With publications of genome-wide association studies (GWAS) comprising increasingly larger cohorts, it has become clear that virtually all multifactorial traits (e.g. height, body mass index, type-2 diabetes, asthma, cancer, autism spectrum disorder) must reflect hundreds if not thousands of genes, plus epigenetic factors, plus environmental effects over time. And, most genes are “small-effect” contributors to the multifactorial trait being studied –– each gene contributing to the trait (phenotype) 0.1% or 0.0001%. This means the larger the population size, the more small-effect genes that can be identified.

Explaining the genetic basis of complex traits requires substantial quantities of genomic data –– which has been greatly helps by exponential decline in cost of genomic technologies. Currently, a genotyping array costs on the order of tens of dollars, and whole-genome sequencing (WGS) costs ~$1,000. However, collecting combined genetic data AND phenotype data is a time- and resource-consuming task that poses massive logistical and operational challenges. On top of the costs of genotyping, researchers first need to advertise the study, recruit participants, obtain consent, provide DNA collection kits, track and store samples, extract DNA, and prepare the DNA library –– before data can be available in a digital format.

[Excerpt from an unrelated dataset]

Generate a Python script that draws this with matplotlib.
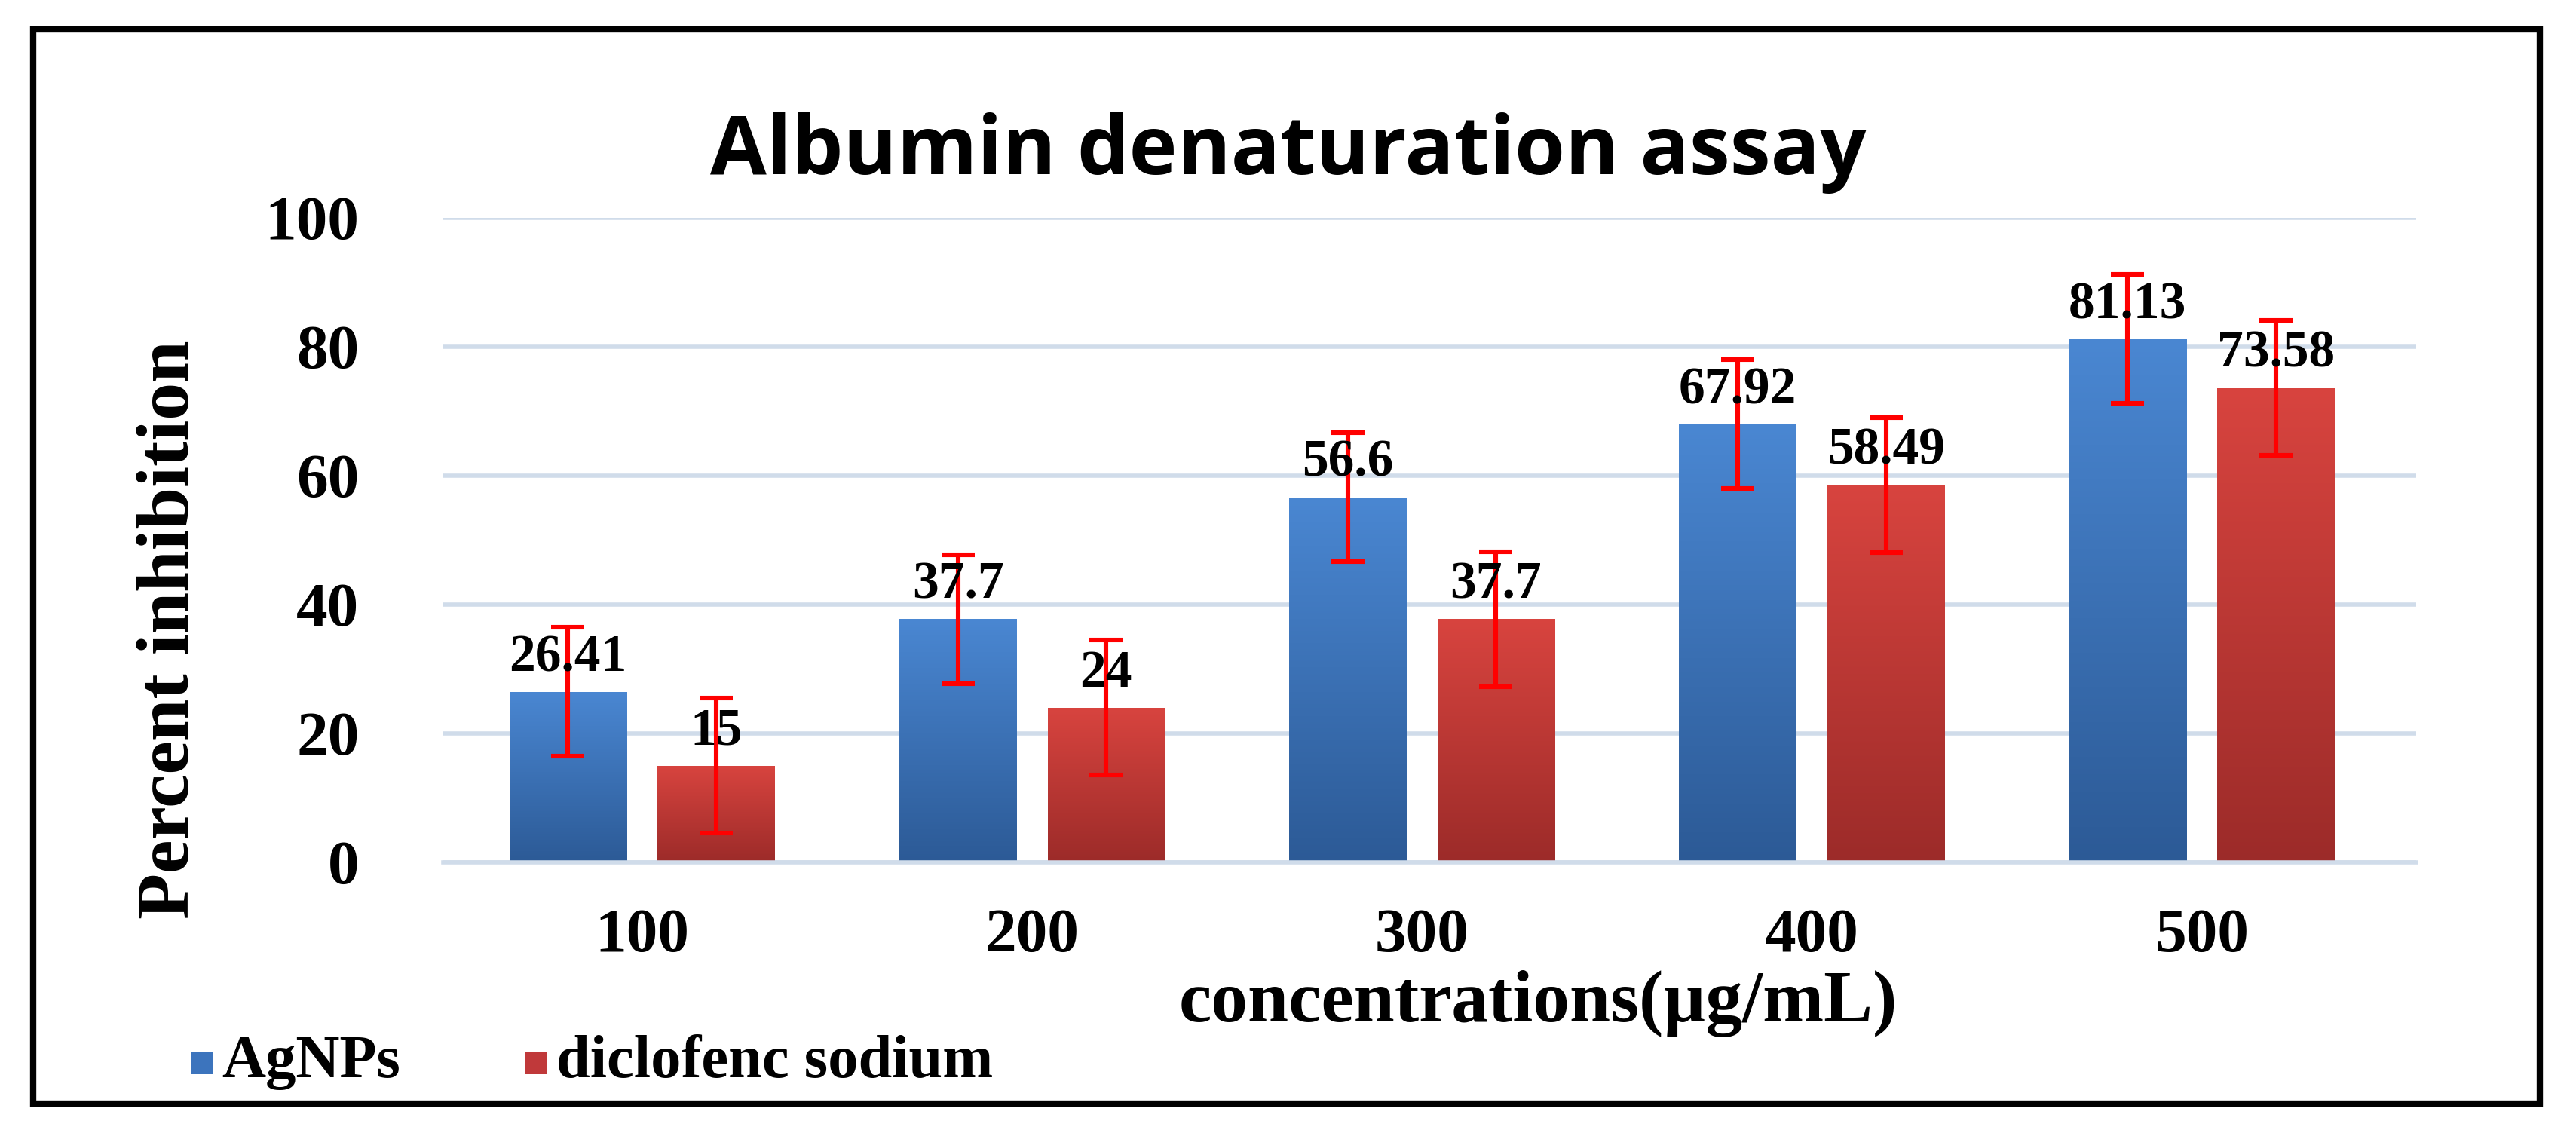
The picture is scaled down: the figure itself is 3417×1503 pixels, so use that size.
import numpy as np
import matplotlib.pyplot as plt
from matplotlib.patches import Rectangle
from matplotlib.colors import LinearSegmentedColormap

concentrations = ["100", "200", "300", "400", "500"]
agnps = [26.41, 37.7, 56.6, 67.92, 81.13]
diclofenac = [15, 24, 37.7, 58.49, 73.58]
err_agnps = [10, 10, 10, 10, 10]
err_diclo = [10.5, 10.5, 10.5, 10.5, 10.5]

serif = "Liberation Serif"
fig = plt.figure(figsize=(3417 / 200, 1503 / 200), dpi=200)
ax = fig.add_axes([0.172, 0.239, 0.766, 0.569])

x = np.arange(len(concentrations))
w = 0.30
off = 0.19

blue_cm = LinearSegmentedColormap.from_list("b", ["#2c5a96", "#4a87d2"])
red_cm = LinearSegmentedColormap.from_list("r", ["#9c2b29", "#d8443f"])
grad = np.linspace(0, 1, 256).reshape(-1, 1)


def gradient_bars(xs, vals, cmap):
    for xi, v in zip(xs, vals):
        r = Rectangle((xi - w / 2, 0), w, v, facecolor="none", edgecolor="none")
        ax.add_patch(r)
        im = ax.imshow(grad, extent=(xi - w / 2, xi + w / 2, 0, v), origin="lower",
                       cmap=cmap, aspect="auto", zorder=2)
        im.set_clip_path(r)


gradient_bars(x - off, agnps, blue_cm)
gradient_bars(x + off, diclofenac, red_cm)
ax.errorbar(x - off, agnps, yerr=err_agnps, fmt="none", ecolor="#ff0000",
            elinewidth=2.2, capsize=8, capthick=2.2, zorder=4)
ax.errorbar(x + off, diclofenac, yerr=err_diclo, fmt="none", ecolor="#ff0000",
            elinewidth=2.2, capsize=8, capthick=2.2, zorder=4)

for xi, v in zip(x - off, agnps):
    ax.text(xi, v + 1.5, f"{v:g}", ha="center", va="bottom", fontsize=25,
            fontweight="bold", family=serif, zorder=5)
for xi, v in zip(x + off, diclofenac):
    ax.text(xi, v + 1.5, f"{v:g}", ha="center", va="bottom", fontsize=25,
            fontweight="bold", family=serif, zorder=5)

ax.set_xlim(-0.51, 4.55)
ax.set_ylim(0, 100)
ax.set_yticks(range(0, 101, 20))
ax.set_xticks(x)
ax.set_xticklabels(concentrations)
ax.grid(axis="y", color="#d0dcea", linewidth=2, zorder=0)
ax.set_axisbelow(True)
for s in ["top", "right", "left"]:
    ax.spines[s].set_visible(False)
ax.spines["bottom"].set_color("#d0dcea")
ax.spines["bottom"].set_linewidth(2)
ax.tick_params(axis="x", length=0, pad=22)
ax.tick_params(axis="y", length=0, pad=40)
for lab in ax.get_xticklabels() + ax.get_yticklabels():
    lab.set_fontsize(30)
    lab.set_fontweight("bold")
    lab.set_family(serif)

fig.text(0.066, 0.444, "Percent inhibition", rotation=90, ha="center", va="center",
         fontsize=36, fontweight="bold", family=serif)
fig.text(0.597, 0.114, "concentrations(µg/mL)", ha="center", va="center",
         fontsize=35, fontweight="bold", family=serif)
fig.text(0.50, 0.865, "Albumin denaturation assay", ha="center", va="center",
         fontsize=39, fontweight="bold", family="Open Sans")

# legend
for lx, col, name in [(0.074, "#3c74bd", "AgNPs"), (0.204, "#c0393a", "diclofenc sodium")]:
    fig.patches.append(Rectangle((lx, 0.052), 0.0085, 0.02, transform=fig.transFigure,
                                 facecolor=col, edgecolor="none"))
    fig.text(lx + 0.012, 0.062, name, ha="left", va="center", fontsize=29,
             fontweight="bold", family=serif)

fig.patches.append(Rectangle((0.013, 0.026), 0.973, 0.948, transform=fig.transFigure,
                             facecolor="none", edgecolor="black", linewidth=3))

fig.savefig("out.png", dpi=200)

Phenotyping requires further resources, even when done using online questionnaires. These operations are labor-intensive and incur massive costs. For example, the U.S. National Institutes of Health’s Precision Medicine Initiative (“All of Us”) has recently allocated $50 million for recruitment centers and biobank operations that collectively propose to recruit and handle biospecimens and basic phenotypic information from a total of ~500,000 participants. The past 5 years have witnessed the advent of large-scale direct-to-consumer (DTC) genetic services for genealogy –– with companies such as 23andMe, AncestryDNA, FamilyTreeDNA, and MyHeritage. These services provide a dense genotyping array with ~0.5 million single-nucleotide variants (SNVs) for ~$69–$99 per participant. As of today, more than 8 million individuals have been tested with these services, and >10,000 new DTC kits are purchased daily..!!

Building upon these observations, authors [see attached article] developed DNA.Land, a website to crowdsource genomic and phenotypic information for human genetics research. DNA.Land has two overall goals: (a) to demonstrate the potential for genotype and phenotype collection by crowdsourcing data from users of DTC companies and (b) to promote the idea of patient-led genetic research, with controls left to the participants (for example, the consumer has the choice of the degree to which they approve the sharing of phenotype data, and the possibilities needed for providing feedback to researchers). In 20 months of operation, DNA.Land has collected more than 50,000 genomic datasets from DTC participants, and the datasets are growing daily.